なお、この建築物におけるBIM活用メリットは、BIMモデルによる3次元データを作成したことで、発注・加工・供給をスムーズな流れで実現したことです。しかし、プロジェクト進行にあたって多くの工場と連携を取ったため、BIMのファイル形式を利用できない工場がなかにはありました。BIMを最大限活用できなかったという課題が残ったものの、プロジェクト全体の活性化を達成しました。
空港施設:2階 木造・RC
最後に、空港施設における構造設計のBIM活用事例をみていきましょう。このプロジェクトは宮古島から伊良部大橋でつながる沖縄県離島で行われたものであり、構造設計を含む一部の分野でBIMが活用されました。
BIMソフトウェアをとおして自然通風や防風林配置をシミュレーションし、快適性を追求したターミナル計画を実行しました。基本設計はBIMとCADを用いて構造・意匠・設備が行われ、大屋根のCLT梁などはBIMで定義しています。

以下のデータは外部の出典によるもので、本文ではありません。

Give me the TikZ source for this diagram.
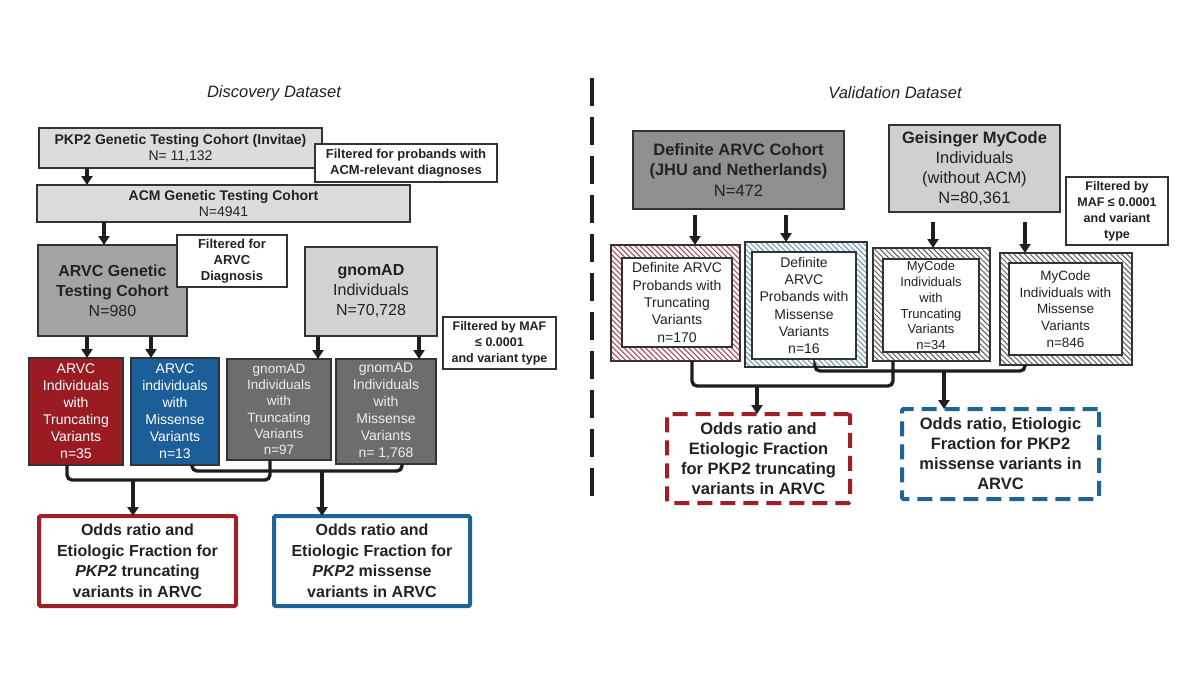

しかし、本プロジェクトではいくつかの問題点が浮上しました。スケジュールや設計検討の変更などは、BIMでは追いつかなくなったのです。また、プロジェクトにかかわる施工業者のほとんどがBIMに対する知見を持っていなかったため、途中から従来の方法で図面作成や調達・加工が行われました。
(出典 三菱地所 鹿島建設 ヒルトン https://kansai-sanpo.com/hilton-miyakojima/)
まとめ
本記事では、構造設計の基礎概要、構造設計のBIM活用事例を解説しました。
構造設計とは、建築物の安全性を確保するための土台や骨組みを設計することであり、建物が壊れないように柱や梁の性能、形状、配置などを決定します。この構造設計をBIMソフトウェア上で行うことで、業務の効率化やトラブルの防止につながります。ぜひ本記事で解説した活用事例を参考にして、BIMと構造設計を深くまで理解しましょう。